What is the most reliable candlestick pattern?
No pattern is uniformly "most reliable" — each works in specific contexts. Engulfing patterns (where one candle's body fully covers the previous candle's body) tend to be more reliable than single-candle patterns because they encode more information. Morning star and evening star (three-candle reversal patterns) also show solid historical reliability. All patterns require confirmation from trend, volume, and broader context.
How do I choose the right timeframe for candlestick analysis?
Match the timeframe to your trading horizon. Day traders typically watch 5-minute and 15-minute candles for entries, hourly candles for trend context. Swing traders watch 4-hour and daily candles. Position traders focus on daily and weekly candles. Always check at least one higher timeframe than your trading frame to understand broader context.
Are candlestick patterns more reliable in crypto than in stocks?

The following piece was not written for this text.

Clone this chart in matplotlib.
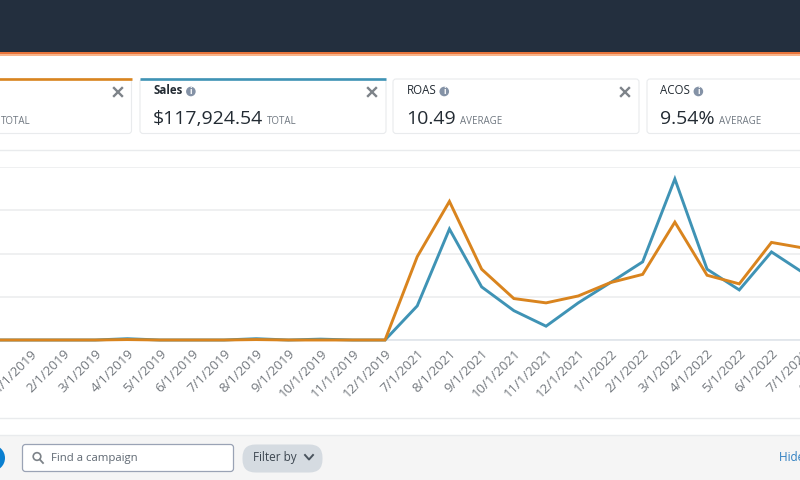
import matplotlib
matplotlib.use("Agg")
import matplotlib.pyplot as plt
from matplotlib.patches import FancyBboxPatch, Rectangle, Circle
from matplotlib.transforms import ScaledTranslation

plt.rcParams['font.family'] = ['Open Sans', 'DejaVu Sans']

# chart values, one gridline step = 1 unit (axis labels are cut off in the screenshot)
# first point sits just left of the picture, so it gets no label
months = ["", "1/1/2019", "2/1/2019", "3/1/2019", "4/1/2019", "5/1/2019", "6/1/2019",
          "7/1/2019", "8/1/2019", "9/1/2019", "10/1/2019", "11/1/2019", "12/1/2019",
          "7/1/2021", "8/1/2021", "9/1/2021", "10/1/2021", "11/1/2021", "12/1/2021",
          "1/1/2022", "2/1/2022", "3/1/2022", "4/1/2022", "5/1/2022", "6/1/2022", "7/1/2022", "8/1/2022"]
spend = [0, 0, 0, 0, 0.01, 0, 0, 0, 0.01, 0, 0, 0, 0,
         1.93, 3.21, 1.64, 0.96, 0.86, 1.02, 1.33, 1.52, 2.73, 1.50, 1.30, 2.26, 2.13]
sales = [0, 0, 0, 0, 0.03, 0, 0, 0, 0.03, 0, 0.02, 0, 0,
         0.79, 2.57, 1.23, 0.68, 0.32, 0.86, 1.33, 1.81, 3.73, 1.64, 1.16, 2.04, 1.55]
grid_steps = [0, 1, 2, 3, 4]

cards = [("Sales", "$117,924.54", "TOTAL", 140, 246, "#3f93b5"),
         ("ROAS", "10.49", "AVERAGE", 393, 246, None),
         ("ACOS", "9.54%", "AVERAGE", 647, 246, None)]

ORANGE = "#d9841e"
BLUE = "#3f93b5"
DARK = "#232b33"
GRAY = "#6f7780"

fig = plt.figure(figsize=(8, 4.8), dpi=100, facecolor="white")

# page furniture drawn in pixel coordinates
bg = fig.add_axes([0, 0, 1, 1])
bg.set_xlim(0, 800)
bg.set_ylim(480, 0)
bg.axis("off")

bg.add_patch(Rectangle((0, 0), 800, 52, color="#232f3e", lw=0))
bg.add_patch(Rectangle((0, 52), 800, 1.5, color="#e8743b", lw=0))
bg.add_patch(Rectangle((0, 53.5), 800, 2, color="#f8b48a", lw=0))
bg.add_patch(Rectangle((0, 435), 800, 45, color="#f5f5f5", lw=0))
bg.plot([0, 800], [149.5, 149.5], color="#e9ebed", lw=1)
bg.plot([0, 800], [417.5, 417.5], color="#e9ebed", lw=1)
bg.plot([0, 800], [435, 435], color="#e9ebed", lw=1)


def card(x, w, top=None):
    bg.add_patch(FancyBboxPatch((x, 79), w, 54.5, boxstyle="round,pad=0,rounding_size=3",
                                fc="white", ec="#e9ebed", lw=0.8))
    if top:
        bg.plot([x, x + w], [78.5, 78.5], color=top, lw=1.9, solid_capstyle="butt")


def close_mark(x):
    bg.plot([x - 4, x + 4], [88, 96], color="#7d8389", lw=1.7)
    bg.plot([x - 4, x + 4], [96, 88], color="#7d8389", lw=1.7)


# first card is cut off by the left edge
card(-30, 161.5, ORANGE)
close_mark(118)
bg.text(1, 122, "TOTAL", fontsize=7, color=GRAY, va="center")

for name, value, note, x, w, top in cards:
    card(x, w, top)
    if x + 232 < 800 and name != "ACOS":
        close_mark(x + 232)
    t = bg.text(x + 13.5, 90.5, name, fontsize=8.3, color=DARK, va="center",
                fontweight="bold" if top else "normal")
    tw = t.get_window_extent(fig.canvas.get_renderer()).width
    bg.add_patch(Circle((x + 13.5 + tw + 8, 91.5), 4.8, color="#8492a6", lw=0))
    bg.text(x + 13.5 + tw + 8, 91.5, "i", fontsize=6, color="white", ha="center", va="center",
            fontweight="bold")
    v = bg.text(x + 13, 119, value, fontsize=14, color=DARK, va="center")
    vw = v.get_window_extent(fig.canvas.get_renderer()).width
    bg.text(x + 13 + vw + 4, 122, note, fontsize=7, color=GRAY, va="center")

# bottom toolbar
bg.add_patch(Circle((-8, 458), 13, color="#0a7fd0", lw=0))
bg.add_patch(FancyBboxPatch((22.5, 444.5), 211, 27, boxstyle="round,pad=0,rounding_size=3",
                            fc="white", ec="#9aa3b5", lw=0.9))
bg.add_patch(Circle((37, 456.5), 3.8, fc="none", ec="#7d8389", lw=1.2))
bg.plot([39.8, 43], [459.5, 463], color="#7d8389", lw=1.3)
bg.text(51, 458, "Find a campaign", fontsize=8.2, color="#5f6872", va="center")
bg.add_patch(FancyBboxPatch((242.5, 444.5), 80, 28, boxstyle="round,pad=0,rounding_size=13",
                            fc="#d5dbe1", ec="none"))
bg.text(253, 457.5, "Filter by", fontsize=8.5, color="#3c4650", va="center")
bg.plot([305, 309, 313], [455, 459.5, 455], color="#4a545e", lw=1.4)
bg.text(779, 457.5, "Hide chart", fontsize=8.5, color="#2f7fc1", va="center")

# chart axes run past the figure on both sides so the lines and labels get cut at the edges
ax = fig.add_axes([-0.1, 140 / 480, 1.2, 172.7 / 480])
ax.patch.set_alpha(0)
xs = list(range(len(spend)))
ax.plot(xs, sales, color=BLUE, lw=2.1, clip_on=False, zorder=3, solid_joinstyle="miter")
ax.plot(xs, spend, color=ORANGE, lw=2.1, clip_on=False, zorder=4, solid_joinstyle="miter")
ax.set_xlim(-2.44, 27.37)
ax.set_ylim(0, 4)
ax.set_yticks(grid_steps)
ax.set_yticklabels([])
ax.set_xticks(range(len(months)))
ax.set_xticklabels(months, rotation=45, ha="right", va="top", rotation_mode="anchor",
                   fontsize=9.5, color="#72777d")
# labels sit a little left of their tick in the screenshot
nudge = ScaledTranslation(-2 / 100, 0, fig.dpi_scale_trans)
for lab in ax.get_xticklabels():
    lab.set_transform(lab.get_transform() + nudge)
ax.tick_params(axis="both", length=0)
ax.tick_params(axis="x", pad=5)
ax.grid(axis="y", color="#eceeef", lw=1.2)
ax.set_axisbelow(True)
for side in ["top", "left", "right"]:
    ax.spines[side].set_visible(False)
ax.spines["bottom"].set_color("#dfe4ea")
ax.spines["bottom"].set_linewidth(1.2)

fig.savefig("out.png", dpi=100)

Generally similar reliability across asset classes — candlestick patterns reflect universal human psychology around buying and selling decisions. However, crypto's 24/7 trading and lack of structural breaks (no overnight gaps in cash markets, no earnings releases) produces cleaner pattern formation than stocks. Forex shows the cleanest patterns due to high liquidity and continuous trading during weekdays.